A Weight Adaptation Trigger Mechanism in Decomposition-based Evolutionary Multi-Objective Optimisation
Xiaofeng Han, Xiaochen Chu, Tao Chao, Ming Yang, Miqing Li
TL;DR
Decomposition-based MOEAs rely on fixed, uniformly distributed weights that align with regular Pareto fronts, but struggle with irregular fronts. The authors propose ATM-MOEA/D, an archive-guided trigger mechanism that detects stagnation and assesses consistency between the population and an archive to decide when weight adaptation is needed, applying an AdaW-inspired add-delete scheme only for irregular fronts. Experimental results across 36 problems show that ATM-MOEA/D outperforms state-of-the-art weight-adaptation methods on irregular fronts and matches fixed-weight MOEA/D on regular fronts in both IGD and HV, while reducing unnecessary weight changes and improving convergence.
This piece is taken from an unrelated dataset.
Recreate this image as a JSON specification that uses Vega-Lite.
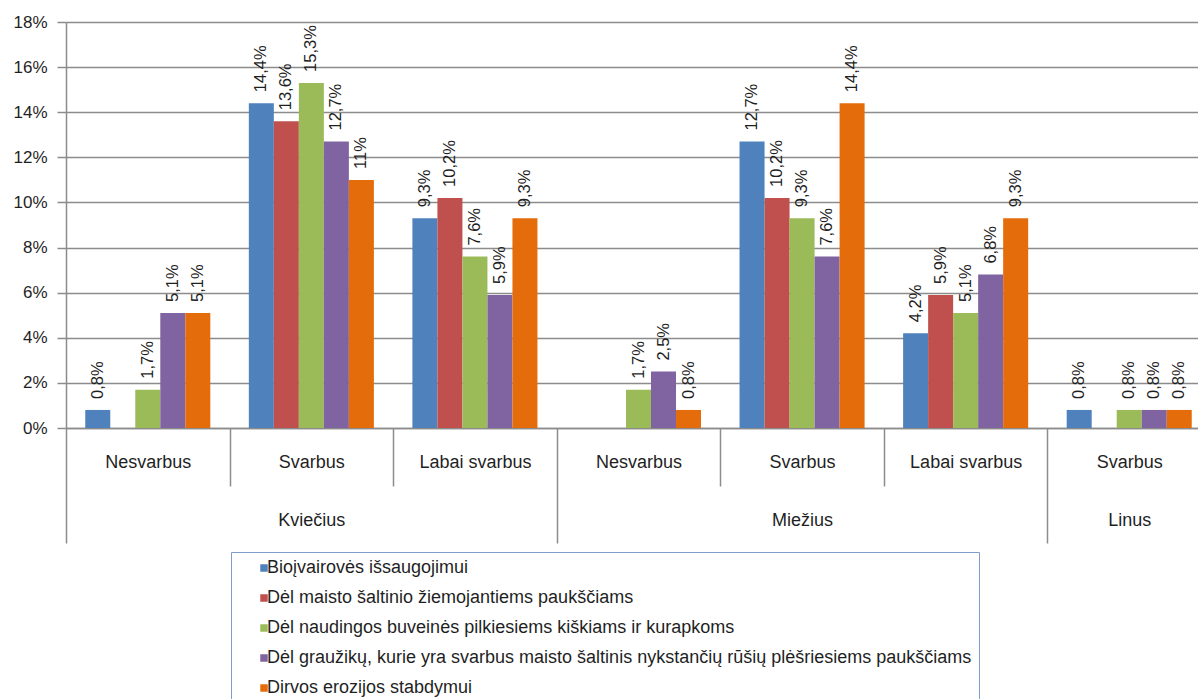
{
  "$schema": "https://vega.github.io/schema/vega-lite/v6.json",
  "autosize": {"type": "none"},
  "padding": {"left": 66, "top": 22, "right": 0, "bottom": 271},
  "width": 1145,
  "height": 406,
  "config": {
    "font": "Liberation Sans",
    "view": {"stroke": null},
    "locale": {"number": {"decimal": ",", "thousands": " ", "grouping": [3], "currency": ["", " €"]}}
  },
  "data": {
    "values": [
      {"group": "Kviečius / Nesvarbus", "series": "Bioįvairovės išsaugojimui", "value": 0.008},
      {"group": "Kviečius / Nesvarbus", "series": "Dėl naudingos buveinės pilkiesiems kiškiams ir kurapkoms", "value": 0.017},
      {"group": "Kviečius / Nesvarbus", "series": "Dėl graužikų, kurie yra svarbus maisto šaltinis nykstančių rūšių plėšriesiems paukščiams", "value": 0.051},
      {"group": "Kviečius / Nesvarbus", "series": "Dirvos erozijos stabdymui", "value": 0.051},
      {"group": "Kviečius / Svarbus", "series": "Bioįvairovės išsaugojimui", "value": 0.144},
      {"group": "Kviečius / Svarbus", "series": "Dėl maisto šaltinio žiemojantiems paukščiams", "value": 0.136},
      {"group": "Kviečius / Svarbus", "series": "Dėl naudingos buveinės pilkiesiems kiškiams ir kurapkoms", "value": 0.153},
      {"group": "Kviečius / Svarbus", "series": "Dėl graužikų, kurie yra svarbus maisto šaltinis nykstančių rūšių plėšriesiems paukščiams", "value": 0.127},
      {"group": "Kviečius / Svarbus", "series": "Dirvos erozijos stabdymui", "value": 0.11},
      {"group": "Kviečius / Labai svarbus", "series": "Bioįvairovės išsaugojimui", "value": 0.093},
      {"group": "Kviečius / Labai svarbus", "series": "Dėl maisto šaltinio žiemojantiems paukščiams", "value": 0.102},
      {"group": "Kviečius / Labai svarbus", "series": "Dėl naudingos buveinės pilkiesiems kiškiams ir kurapkoms", "value": 0.076},
      {"group": "Kviečius / Labai svarbus", "series": "Dėl graužikų, kurie yra svarbus maisto šaltinis nykstančių rūšių plėšriesiems paukščiams", "value": 0.059},
      {"group": "Kviečius / Labai svarbus", "series": "Dirvos erozijos stabdymui", "value": 0.093},
      {"group": "Miežius / Nesvarbus", "series": "Dėl naudingos buveinės pilkiesiems kiškiams ir kurapkoms", "value": 0.017},
      {"group": "Miežius / Nesvarbus", "series": "Dėl graužikų, kurie yra svarbus maisto šaltinis nykstančių rūšių plėšriesiems paukščiams", "value": 0.025},
      {"group": "Miežius / Nesvarbus", "series": "Dirvos erozijos stabdymui", "value": 0.008},
      {"group": "Miežius / Svarbus", "series": "Bioįvairovės išsaugojimui", "value": 0.127},
      {"group": "Miežius / Svarbus", "series": "Dėl maisto šaltinio žiemojantiems paukščiams", "value": 0.102},
      {"group": "Miežius / Svarbus", "series": "Dėl naudingos buveinės pilkiesiems kiškiams ir kurapkoms", "value": 0.093},
      {"group": "Miežius / Svarbus", "series": "Dėl graužikų, kurie yra svarbus maisto šaltinis nykstančių rūšių plėšriesiems paukščiams", "value": 0.076},
      {"group": "Miežius / Svarbus", "series": "Dirvos erozijos stabdymui", "value": 0.144},
      {"group": "Miežius / Labai svarbus", "series": "Bioįvairovės išsaugojimui", "value": 0.042},
      {"group": "Miežius / Labai svarbus", "series": "Dėl maisto šaltinio žiemojantiems paukščiams", "value": 0.059},
      {"group": "Miežius / Labai svarbus", "series": "Dėl naudingos buveinės pilkiesiems kiškiams ir kurapkoms", "value": 0.051},
      {"group": "Miežius / Labai svarbus", "series": "Dėl graužikų, kurie yra svarbus maisto šaltinis nykstančių rūšių plėšriesiems paukščiams", "value": 0.068},
      {"group": "Miežius / Labai svarbus", "series": "Dirvos erozijos stabdymui", "value": 0.093},
      {"group": "Linus / Svarbus", "series": "Bioįvairovės išsaugojimui", "value": 0.008},
      {"group": "Linus / Svarbus", "series": "Dėl naudingos buveinės pilkiesiems kiškiams ir kurapkoms", "value": 0.008},
      {"group": "Linus / Svarbus", "series": "Dėl graužikų, kurie yra svarbus maisto šaltinis nykstančių rūšių plėšriesiems paukščiams", "value": 0.008},
      {"group": "Linus / Svarbus", "series": "Dirvos erozijos stabdymui", "value": 0.008}
    ]
  },
  "encoding": {
    "x": {
      "field": "group",
      "type": "nominal",
      "scale": {
        "domain": ["Kviečius / Nesvarbus", "Kviečius / Svarbus", "Kviečius / Labai svarbus", "Miežius / Nesvarbus", "Miežius / Svarbus", "Miežius / Labai svarbus", "Linus / Svarbus"],
        "paddingInner": 0,
        "paddingOuter": 0
      },
      "axis": {
        "title": null,
        "labelAngle": 0,
        "labelExpr": "(datum.value == 'Kviečius / Svarbus' || datum.value == 'Miežius / Svarbus' || datum.value == 'Linus / Svarbus') ? [split(datum.value, ' / ')[1], split(datum.value, ' / ')[0]] : split(datum.value, ' / ')[1]",
        "labelFontSize": 18,
        "labelColor": "#1f1f1f",
        "labelLineHeight": 58,
        "labelPadding": {"condition": {"test": "indexof(['Kviečius / Nesvarbus', 'Kviečius / Svarbus', 'Miežius / Nesvarbus', 'Miežius / Svarbus'], datum.value) >= 0", "value": -24}, "value": -81},
        "labelBaseline": "middle",
        "tickBand": "extent",
        "tickColor": "#8c8c8c",
        "tickWidth": 1.5,
        "tickSize": {"condition": {"test": "indexof(['Kviečius / Nesvarbus', 'Kviečius / Svarbus', 'Miežius / Nesvarbus', 'Miežius / Svarbus'], datum.value) >= 0", "value": 58}, "value": 115},
        "domainColor": "#8c8c8c",
        "domainWidth": 1.5,
        "labelOverlap": false
      }
    },
    "xOffset": {
      "field": "series",
      "type": "nominal",
      "scale": {
        "domain": ["Bioįvairovės išsaugojimui", "Dėl maisto šaltinio žiemojantiems paukščiams", "Dėl naudingos buveinės pilkiesiems kiškiams ir kurapkoms", "Dėl graužikų, kurie yra svarbus maisto šaltinis nykstančių rūšių plėšriesiems paukščiams", "Dirvos erozijos stabdymui"],
        "paddingInner": 0,
        "paddingOuter": 0.77
      }
    },
    "y": {
      "field": "value",
      "type": "quantitative",
      "scale": {"domain": [0, 0.18], "nice": false},
      "axis": {
        "title": null,
        "values": [0, 0.02, 0.04, 0.06, 0.08, 0.1, 0.12, 0.14, 0.16, 0.18],
        "format": ".0%",
        "labelFontSize": 17,
        "labelColor": "#1f1f1f",
        "labelPadding": 10,
        "tickSize": 9,
        "tickColor": "#8c8c8c",
        "tickWidth": 1.5,
        "domainColor": "#8c8c8c",
        "domainWidth": 1.5,
        "grid": true,
        "gridColor": "#8c8c8c",
        "gridWidth": 1.5
      }
    }
  },
  "layer": [
    {
      "mark": {"type": "bar"},
      "encoding": {
        "color": {
          "field": "series",
          "type": "nominal",
          "scale": {
            "domain": ["Bioįvairovės išsaugojimui", "Dėl maisto šaltinio žiemojantiems paukščiams", "Dėl naudingos buveinės pilkiesiems kiškiams ir kurapkoms", "Dėl graužikų, kurie yra svarbus maisto šaltinis nykstančių rūšių plėšriesiems paukščiams", "Dirvos erozijos stabdymui"],
            "range": ["#4F81BD", "#C0504D", "#9BBB59", "#8064A2", "#E46C0A"]
          },
          "legend": {
            "title": null,
            "orient": "none",
            "legendX": 165,
            "legendY": 530,
            "strokeColor": "#7F9DCB",
            "padding": 7,
            "symbolType": "square",
            "symbolSize": 56,
            "symbolStrokeWidth": 0,
            "symbolOffset": 17,
            "labelOffset": -6,
            "labelFontSize": 18,
            "labelColor": "#1f1f1f",
            "labelLimit": 900,
            "rowPadding": 12
          }
        }
      }
    },
    {
      "mark": {"type": "text", "angle": 270, "align": "left", "baseline": "middle", "dx": 11, "fontSize": 16.5, "color": "#1f1f1f"},
      "encoding": {
        "text": {"field": "value", "type": "quantitative", "format": ".1~%"}
      }
    }
  ]
}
The approach offers a practical path to robust performance for decomposition-based MOEAs across diverse front geometries, with archive fidelity and parameter settings identified as key future considerations.
Abstract
Decomposition-based multi-objective evolutionary algorithms (MOEAs) are widely used for solving multi-objective optimisation problems. However, their effectiveness depends on the consistency between the problems Pareto front shape and the weight distribution. Decomposition-based MOEAs, with uniformly distributed weights (in a simplex), perform well on problems with a regular (simplex-like) Pareto front, but not on those with an irregular Pareto front. Previous studies have focused on adapting the weights to approximate the irregular Pareto front during the evolutionary process. However, these adaptations can actually harm the performance on the regular Pareto front via changing the weights during the search process that are eventually the best fit for the Pareto front. In this paper, we propose an algorithm called the weight adaptation trigger mechanism for decomposition-based MOEAs (ATM-MOEA/D) to tackle this issue. ATM-MOEA/D uses an archive to gradually approximate the shape of the Pareto front during the search. When the algorithm detects evolution stagnation (meaning the population no longer improves significantly), it compares the distribution of the population with that of the archive to distinguish between regular and irregular Pareto fronts. Only when an irregular Pareto front is identified, the weights are adapted. Our experimental results show that the proposed algorithm not only performs generally better than seven state-of-the-art weight-adapting methods on irregular Pareto fronts but also is able to achieve the same results as fixed-weight methods like MOEA/D on regular Pareto fronts.